# start of Data

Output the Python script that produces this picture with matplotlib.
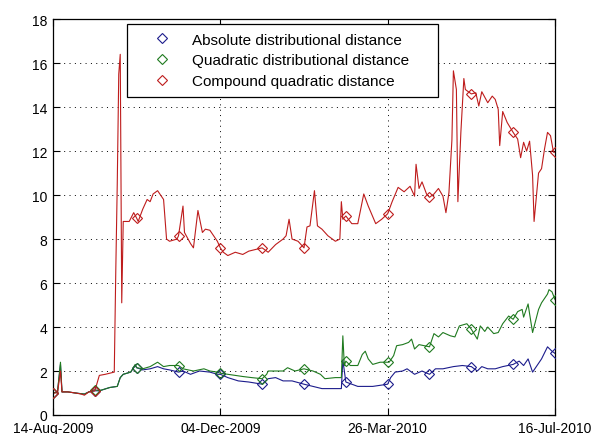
import numpy as np
import matplotlib
matplotlib.use('Agg')
import matplotlib.pyplot as plt

plt.rcParams['font.family'] = ['Liberation Sans', 'DejaVu Sans']

# days counted from 14-Aug-2009
tick_days = [0, 112, 224, 336]
tick_labels = ['14-Aug-2009', '04-Dec-2009', '26-Mar-2010', '16-Jul-2010']
marker_days = np.arange(0, 337, 28)

abs_days = [0, 3, 5, 6, 10, 15, 21, 24, 28, 31, 38, 43, 45, 47, 52, 55, 56, 60, 65, 70,
            74, 78, 84, 87, 92, 98, 105, 110, 112, 117, 124, 131, 140, 144, 149, 154, 160,
            168, 174, 180, 187, 193, 194, 196, 204, 214, 224, 226, 229, 234, 237, 242, 247,
            252, 256, 261, 268, 274, 280, 284, 287, 291, 296, 301, 308, 312, 315, 318, 321,
            324, 327, 331, 334, 336]
abs_vals = [1.0, 1.05, 2.3, 1.05, 1.05, 1.0, 0.95, 1.05, 1.1, 1.1, 1.25, 1.3, 1.7, 1.85,
            1.95, 2.25, 2.15, 2.05, 2.1, 2.2, 2.1, 2.05, 1.95, 2.0, 1.85, 2.0, 1.95, 1.85,
            1.85, 1.7, 1.55, 1.5, 1.4, 1.65, 1.7, 1.55, 1.55, 1.4, 1.3, 1.2, 1.2, 1.2, 2.5,
            1.5, 1.3, 1.3, 1.4, 1.7, 1.95, 2.0, 2.1, 1.85, 2.0, 1.85, 2.1, 2.1, 2.2, 2.25,
            2.2, 2.0, 2.2, 2.1, 2.1, 2.2, 2.3, 2.45, 2.25, 2.55, 1.95, 2.25, 2.55, 3.1, 2.9,
            2.8]

quad_days = [0, 3, 5, 6, 10, 15, 21, 24, 28, 31, 38, 43, 45, 47, 52, 55, 56, 60, 65, 70,
             74, 78, 84, 87, 94, 101, 105, 110, 112, 117, 127, 133, 140, 143, 144, 154, 157,
             162, 168, 174, 179, 182, 189, 193, 194, 195, 196, 199, 204, 207, 209, 211, 214,
             219, 224, 225, 228, 230, 234, 238, 240, 242, 245, 252, 255, 258, 261, 266, 269,
             272, 277, 280, 284, 286, 289, 291, 295, 298, 301, 305, 308, 311, 314, 315, 318,
             319, 321, 325, 327, 331, 332, 334, 336]
quad_vals = [1.0, 1.05, 2.4, 1.05, 1.05, 1.0, 0.95, 1.05, 1.15, 1.1, 1.25, 1.3, 1.7, 1.85,
             1.95, 2.3, 2.15, 2.1, 2.2, 2.4, 2.2, 2.25, 2.25, 2.1, 2.0, 2.1, 2.0, 1.95, 1.9,
             1.85, 1.75, 1.7, 1.65, 1.85, 2.0, 2.0, 2.15, 2.0, 2.1, 2.0, 1.85, 1.65, 1.7, 1.7,
             3.6, 2.25, 2.45, 2.25, 2.25, 2.75, 2.9, 2.55, 2.3, 2.4, 2.4, 2.4, 2.7, 3.15, 3.2,
             3.3, 3.45, 3.0, 3.2, 3.1, 3.7, 3.55, 3.75, 3.6, 3.55, 4.05, 4.15, 3.9, 3.45, 4.05,
             3.8, 4.0, 3.7, 3.75, 4.15, 4.5, 4.35, 4.7, 4.8, 4.45, 5.05, 4.6, 3.75, 4.8, 5.1,
             5.5, 5.7, 5.6, 5.25]

comp_days = [0, 3, 5, 6, 10, 15, 19, 21, 24, 28, 31, 35, 38, 41, 42, 43, 44, 45, 46, 47,
             48, 51, 54, 56, 57, 60, 63, 65, 67, 70, 72, 74, 76, 78, 83, 84, 87, 88, 92, 94,
             97, 100, 102, 105, 107, 110, 112, 114, 117, 122, 127, 131, 137, 140, 144, 149,
             154, 156, 158, 160, 164, 168, 170, 172, 175, 177, 180, 184, 189, 192, 193, 194,
             196, 200, 204, 208, 211, 216, 220, 224, 227, 231, 235, 239, 242, 243, 245, 247,
             250, 252, 255, 258, 261, 263, 265, 267, 268, 270, 271, 273, 275, 276, 280, 283,
             285, 287, 289, 291, 294, 296, 298, 299, 301, 304, 308, 311, 313, 315, 317, 319,
             321, 322, 325, 327, 329, 331, 333, 335, 336]
comp_vals = [1.0, 1.0, 2.0, 1.05, 1.05, 1.0, 0.95, 0.9, 1.05, 1.1, 1.8, 1.85, 1.9, 1.95,
             6.5, 10.5, 15.5, 16.4, 5.1, 8.8, 8.8, 8.8, 9.2, 8.95, 8.8, 9.35, 9.8, 9.7, 10.05,
             10.2, 10.0, 9.8, 8.0, 7.9, 8.0, 8.15, 9.5, 8.3, 7.8, 7.6, 9.3, 8.3, 8.45, 8.4,
             8.2, 7.9, 7.6, 7.4, 7.25, 7.4, 7.3, 7.45, 7.55, 7.6, 7.4, 7.75, 8.0, 8.15, 8.9,
             8.0, 7.9, 7.6, 8.55, 8.6, 10.2, 8.6, 8.45, 8.15, 7.9, 8.0, 9.7, 8.9, 9.05, 8.7,
             8.7, 10.05, 9.5, 8.7, 8.9, 9.15, 9.7, 10.35, 10.15, 10.4, 9.95, 11.4, 10.3, 10.6,
             10.05, 9.9, 10.05, 10.3, 9.95, 9.2, 10.1, 12.5, 15.65, 14.8, 9.7, 12.85, 15.3,
             14.8, 14.6, 14.65, 14.05, 14.7, 14.45, 14.2, 14.5, 14.35, 13.9, 12.25, 13.8, 13.3,
             12.85, 12.55, 11.7, 12.4, 12.0, 12.45, 10.9, 8.8, 11.0, 11.2, 12.1, 12.85, 12.7,
             11.95, 11.95]

series = [
    (abs_days, abs_vals, '#1c1c8c', 'Absolute distributional distance'),
    (quad_days, quad_vals, '#1f7a1f', 'Quadratic distributional distance'),
    (comp_days, comp_vals, '#be1c1c', 'Compound quadratic distance'),
]

fig = plt.figure(figsize=(5.93, 4.35), dpi=100)
ax = fig.add_axes([0.0894, 0.0437, 0.8465, 0.910])

for days, vals, col, label in series:
    days = np.array(days)
    vals = np.array(vals)
    mk = np.isin(days, marker_days)
    ax.plot(days[mk], vals[mk], 'D', mfc='none', mec=col, ms=5.5, mew=0.8,
            label=label, zorder=3)
for days, vals, col, label in series:
    ax.plot(days, vals, '-', color=col, lw=0.8, zorder=2)

ax.set_xlim(0, 336)
ax.set_ylim(0, 18)
ax.set_xticks(tick_days)
ax.set_xticklabels(tick_labels)
ax.set_yticks(np.arange(0, 19, 2))
ax.tick_params(direction='in', length=5, width=0.8, top=True, right=True,
               labelsize=10, pad=4, colors='black')
ax.tick_params(axis='x', pad=4.5)
ax.grid(True, color='black', lw=0.7, linestyle=(0, (1, 4.5)))
for s in ax.spines.values():
    s.set_linewidth(0.9)
    s.set_color('black')

leg = ax.legend(loc='upper left', bbox_to_anchor=(0.147, 0.813, 0.62, 0.174),
                mode='expand', fontsize=11, frameon=True, fancybox=False,
                borderpad=0.54, labelspacing=0.45, handlelength=3.55,
                handletextpad=0.15, borderaxespad=0)
leg.get_frame().set_edgecolor('black')
leg.get_frame().set_linewidth(0.9)
leg.get_frame().set_alpha(1)

fig.savefig('out.png', dpi=100)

# end of Data

* Exercise: Copy out all of the material exactly as written, without its pictures.

* Output of the task:
Output the Python script that produces this picture with matplotlib.
import numpy as np
import matplotlib
matplotlib.use('Agg')
import matplotlib.pyplot as plt

plt.rcParams['font.family'] = ['Liberation Sans', 'DejaVu Sans']

# days counted from 14-Aug-2009
tick_days = [0, 112, 224, 336]
tick_labels = ['14-Aug-2009', '04-Dec-2009', '26-Mar-2010', '16-Jul-2010']
marker_days = np.arange(0, 337, 28)

abs_days = [0, 3, 5, 6, 10, 15, 21, 24, 28, 31, 38, 43, 45, 47, 52, 55, 56, 60, 65, 70,
            74, 78, 84, 87, 92, 98, 105, 110, 112, 117, 124, 131, 140, 144, 149, 154, 160,
            168, 174, 180, 187, 193, 194, 196, 204, 214, 224, 226, 229, 234, 237, 242, 247,
            252, 256, 261, 268, 274, 280, 284, 287, 291, 296, 301, 308, 312, 315, 318, 321,
            324, 327, 331, 334, 336]
abs_vals = [1.0, 1.05, 2.3, 1.05, 1.05, 1.0, 0.95, 1.05, 1.1, 1.1, 1.25, 1.3, 1.7, 1.85,
            1.95, 2.25, 2.15, 2.05, 2.1, 2.2, 2.1, 2.05, 1.95, 2.0, 1.85, 2.0, 1.95, 1.85,
            1.85, 1.7, 1.55, 1.5, 1.4, 1.65, 1.7, 1.55, 1.55, 1.4, 1.3, 1.2, 1.2, 1.2, 2.5,
            1.5, 1.3, 1.3, 1.4, 1.7, 1.95, 2.0, 2.1, 1.85, 2.0, 1.85, 2.1, 2.1, 2.2, 2.25,
            2.2, 2.0, 2.2, 2.1, 2.1, 2.2, 2.3, 2.45, 2.25, 2.55, 1.95, 2.25, 2.55, 3.1, 2.9,
            2.8]

quad_days = [0, 3, 5, 6, 10, 15, 21, 24, 28, 31, 38, 43, 45, 47, 52, 55, 56, 60, 65, 70,
             74, 78, 84, 87, 94, 101, 105, 110, 112, 117, 127, 133, 140, 143, 144, 154, 157,
             162, 168, 174, 179, 182, 189, 193, 194, 195, 196, 199, 204, 207, 209, 211, 214,
             219, 224, 225, 228, 230, 234, 238, 240, 242, 245, 252, 255, 258, 261, 266, 269,
             272, 277, 280, 284, 286, 289, 291, 295, 298, 301, 305, 308, 311, 314, 315, 318,
             319, 321, 325, 327, 331, 332, 334, 336]
quad_vals = [1.0, 1.05, 2.4, 1.05, 1.05, 1.0, 0.95, 1.05, 1.15, 1.1, 1.25, 1.3, 1.7, 1.85,
             1.95, 2.3, 2.15, 2.1, 2.2, 2.4, 2.2, 2.25, 2.25, 2.1, 2.0, 2.1, 2.0, 1.95, 1.9,
             1.85, 1.75, 1.7, 1.65, 1.85, 2.0, 2.0, 2.15, 2.0, 2.1, 2.0, 1.85, 1.65, 1.7, 1.7,
             3.6, 2.25, 2.45, 2.25, 2.25, 2.75, 2.9, 2.55, 2.3, 2.4, 2.4, 2.4, 2.7, 3.15, 3.2,
             3.3, 3.45, 3.0, 3.2, 3.1, 3.7, 3.55, 3.75, 3.6, 3.55, 4.05, 4.15, 3.9, 3.45, 4.05,
             3.8, 4.0, 3.7, 3.75, 4.15, 4.5, 4.35, 4.7, 4.8, 4.45, 5.05, 4.6, 3.75, 4.8, 5.1,
             5.5, 5.7, 5.6, 5.25]

comp_days = [0, 3, 5, 6, 10, 15, 19, 21, 24, 28, 31, 35, 38, 41, 42, 43, 44, 45, 46, 47,
             48, 51, 54, 56, 57, 60, 63, 65, 67, 70, 72, 74, 76, 78, 83, 84, 87, 88, 92, 94,
             97, 100, 102, 105, 107, 110, 112, 114, 117, 122, 127, 131, 137, 140, 144, 149,
             154, 156, 158, 160, 164, 168, 170, 172, 175, 177, 180, 184, 189, 192, 193, 194,
             196, 200, 204, 208, 211, 216, 220, 224, 227, 231, 235, 239, 242, 243, 245, 247,
             250, 252, 255, 258, 261, 263, 265, 267, 268, 270, 271, 273, 275, 276, 280, 283,
             285, 287, 289, 291, 294, 296, 298, 299, 301, 304, 308, 311, 313, 315, 317, 319,
             321, 322, 325, 327, 329, 331, 333, 335, 336]
comp_vals = [1.0, 1.0, 2.0, 1.05, 1.05, 1.0, 0.95, 0.9, 1.05, 1.1, 1.8, 1.85, 1.9, 1.95,
             6.5, 10.5, 15.5, 16.4, 5.1, 8.8, 8.8, 8.8, 9.2, 8.95, 8.8, 9.35, 9.8, 9.7, 10.05,
             10.2, 10.0, 9.8, 8.0, 7.9, 8.0, 8.15, 9.5, 8.3, 7.8, 7.6, 9.3, 8.3, 8.45, 8.4,
             8.2, 7.9, 7.6, 7.4, 7.25, 7.4, 7.3, 7.45, 7.55, 7.6, 7.4, 7.75, 8.0, 8.15, 8.9,
             8.0, 7.9, 7.6, 8.55, 8.6, 10.2, 8.6, 8.45, 8.15, 7.9, 8.0, 9.7, 8.9, 9.05, 8.7,
             8.7, 10.05, 9.5, 8.7, 8.9, 9.15, 9.7, 10.35, 10.15, 10.4, 9.95, 11.4, 10.3, 10.6,
             10.05, 9.9, 10.05, 10.3, 9.95, 9.2, 10.1, 12.5, 15.65, 14.8, 9.7, 12.85, 15.3,
             14.8, 14.6, 14.65, 14.05, 14.7, 14.45, 14.2, 14.5, 14.35, 13.9, 12.25, 13.8, 13.3,
             12.85, 12.55, 11.7, 12.4, 12.0, 12.45, 10.9, 8.8, 11.0, 11.2, 12.1, 12.85, 12.7,
             11.95, 11.95]

series = [
    (abs_days, abs_vals, '#1c1c8c', 'Absolute distributional distance'),
    (quad_days, quad_vals, '#1f7a1f', 'Quadratic distributional distance'),
    (comp_days, comp_vals, '#be1c1c', 'Compound quadratic distance'),
]

fig = plt.figure(figsize=(5.93, 4.35), dpi=100)
ax = fig.add_axes([0.0894, 0.0437, 0.8465, 0.910])

for days, vals, col, label in series:
    days = np.array(days)
    vals = np.array(vals)
    mk = np.isin(days, marker_days)
    ax.plot(days[mk], vals[mk], 'D', mfc='none', mec=col, ms=5.5, mew=0.8,
            label=label, zorder=3)
for days, vals, col, label in series:
    ax.plot(days, vals, '-', color=col, lw=0.8, zorder=2)

ax.set_xlim(0, 336)
ax.set_ylim(0, 18)
ax.set_xticks(tick_days)
ax.set_xticklabels(tick_labels)
ax.set_yticks(np.arange(0, 19, 2))
ax.tick_params(direction='in', length=5, width=0.8, top=True, right=True,
               labelsize=10, pad=4, colors='black')
ax.tick_params(axis='x', pad=4.5)
ax.grid(True, color='black', lw=0.7, linestyle=(0, (1, 4.5)))
for s in ax.spines.values():
    s.set_linewidth(0.9)
    s.set_color('black')

leg = ax.legend(loc='upper left', bbox_to_anchor=(0.147, 0.813, 0.62, 0.174),
                mode='expand', fontsize=11, frameon=True, fancybox=False,
                borderpad=0.54, labelspacing=0.45, handlelength=3.55,
                handletextpad=0.15, borderaxespad=0)
leg.get_frame().set_edgecolor('black')
leg.get_frame().set_linewidth(0.9)
leg.get_frame().set_alpha(1)

fig.savefig('out.png', dpi=100)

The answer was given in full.